Well dressing is still common and practised in many English villages today. It can still be found in Derbyshire, where it seems to be especially popular, in places such as Tissington and Wirksworth, and also other villages such as Bisley, Endon, Tideswell, Bradwell and Buxton. Although well dressing can be found in many places, not all of them are descended from an ancient root, some certainly are, whilst others are revivals of a well customs that become lost and then found again, and others that were simply modern introductions due to the one time fashionable custom of well dressing.

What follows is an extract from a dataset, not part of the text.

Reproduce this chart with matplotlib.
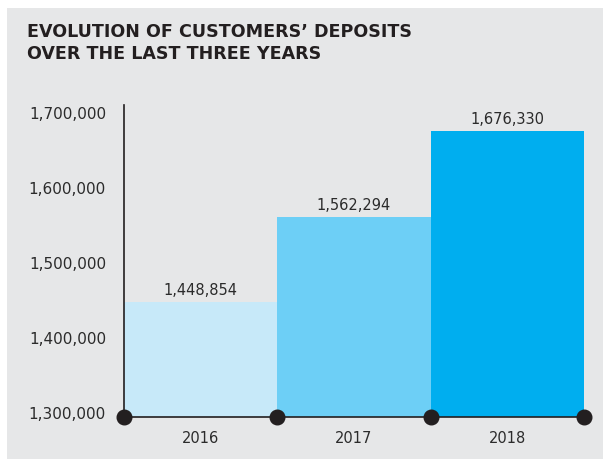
import matplotlib.pyplot as plt
from matplotlib.patches import Rectangle

years = ["2016", "2017", "2018"]
deposits = [1448854, 1562294, 1676330]
bar_colors = ["#c7e9f9", "#6dcff6", "#00aeef"]
y_ticks = [1300000, 1400000, 1500000, 1600000, 1700000]
title_lines = ["EVOLUTION OF CUSTOMERS’ DEPOSITS", "OVER THE LAST THREE YEARS"]

BG = "#e6e7e8"
INK = "#231f20"
TXT = "#2b2b2b"
FONT = "DejaVu Sans"

fig = plt.figure(figsize=(6.05, 4.59), dpi=100, facecolor="white")
# grey panel with a thin white margin on the top and sides
fig.patches.append(Rectangle((7 / 605, 0), 596 / 605, 1 - 8 / 459,
                             transform=fig.transFigure, facecolor=BG,
                             edgecolor="none", zorder=-10))

ax = fig.add_axes([124 / 605, 1 - 417 / 459, 460 / 605, 312 / 459])
ax.set_facecolor("none")

xs = range(len(years))
ax.bar(xs, deposits, width=1.0, align="edge", color=bar_colors, zorder=2)
for i, v in enumerate(deposits):
    ax.text(i + 0.5, v + 5000, f"{v:,}", ha="center", va="bottom",
            fontsize=10.5, color=TXT, family=FONT)
    ax.text(i + 0.5, 1266000, years[i], ha="center", va="center",
            fontsize=10.5, color=TXT, family=FONT)

ax.set_xlim(0, 3)
ax.set_ylim(1295000, 1711000)
ax.set_xticks([])
ax.set_yticks(y_ticks)
ax.set_yticklabels([f"{t:,}" for t in y_ticks], family=FONT, fontsize=11, color=TXT)
ax.tick_params(axis="y", length=0, pad=13)

for s in ["top", "right"]:
    ax.spines[s].set_visible(False)
ax.spines["left"].set_color(INK)
ax.spines["bottom"].set_color(INK)
ax.spines["left"].set_linewidth(1.2)
ax.spines["bottom"].set_linewidth(1.2)
ax.spines["bottom"].set_zorder(3)

# dots on the bar edges along the baseline
ax.plot([0, 1, 2, 3], [1295000] * 4, "o", color=INK, markersize=10.5,
        clip_on=False, zorder=4)

for k, line in enumerate(title_lines):
    fig.text(27 / 605, 1 - (37 + 22 * k) / 459, line, ha="left", va="baseline",
             fontsize=12.6, fontweight="bold", color=INK, family=FONT)

fig.savefig("out.png", dpi=100, facecolor="white")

There has been worship and veneration of sacred springs and wells for thousands of years throughout Britain, it was popular amongst both Teutonic and Celtic peoples, and amongst the Romans in Britain too. And many of these wells have myths and superstitions attached to them
indicating such an ancient root. One well with an ancient myth is that of the well of Saint Augustine in Cerne and the introduction of Christianity to that particular area. This well was said to have healing powers and could restore eyesight, aid fertility and help women during pregnancy. Some wells also seem to have become sacred at a later date, such as during the times of the Black Death when the people felt that their avoidance of the plague was down to the pure water that came from wells and springs, and so honoured it.
During the reign of King Canute laws were passed to make it punishable if any of our ancestors were found worshipping the sun and moon, fire or floods, wells and stones and any sort of tree. Some wells throughout England are also sacred to a particular Christian saint, which could be a result of the Christian conversion during which much Heathenism and Heathen customs were either destroyed or Christianised with a saint replacing a god or goddess.

Blessing the Sea

This custom is used to ensure that fishermen are blessed with good catches for the coming year. The blessing of the sea is still performed today in several places. One variation is for a decorated cross to be dipped into the sea three times, whereas another dictates for the cross to be thrown into the sea and later retrieved

Cheese Rolling

Cheese rolling is a custom that is to this day still performed in parts of England, and like many English customs it's roots and origins are hazy to say the least. Similar to egg rolling, it could be that the rolling of cheese, nearly always down a very steep hill, could represent the  rolling or turning of the sun in the sky. Another theory is that cheese rolling is a fertility custom dating back hundreds of years. More often than not the very large piece of cheese is followed down the hill by a large group of people aiming to be the first to lay their hands on  it before it reaches the bottom. In past days it may have been thought that whoever captured the cheese would be the one blessed with fertility of the fields they worked each year.

Mummers Plays

The custom of Mumming and mummers plays date from medieval times when nobility and common folk would dress up in fanciful costumes such as animals or dragons. The performers would parade around their local town or village acting out plays, and at times these plays would also be performed in pubs or in the home. Today mummers plays can be found throughout the British Isles and other parts of the world. Mumming also at times had it's drawbacks when people used the act of disguising themselves as an excuse to commit crime, this resulted in attempts to ban it. Mumming in places seems to have mingled with the custom of wassailing, as in parts of the country, especially in Yorkshire, people carrying he wassail cup called themselves mummers. Like a lot of English customs many have tried to trace the roots of mumming to pre-Christian times, but there is no concrete evidence to support such a theory.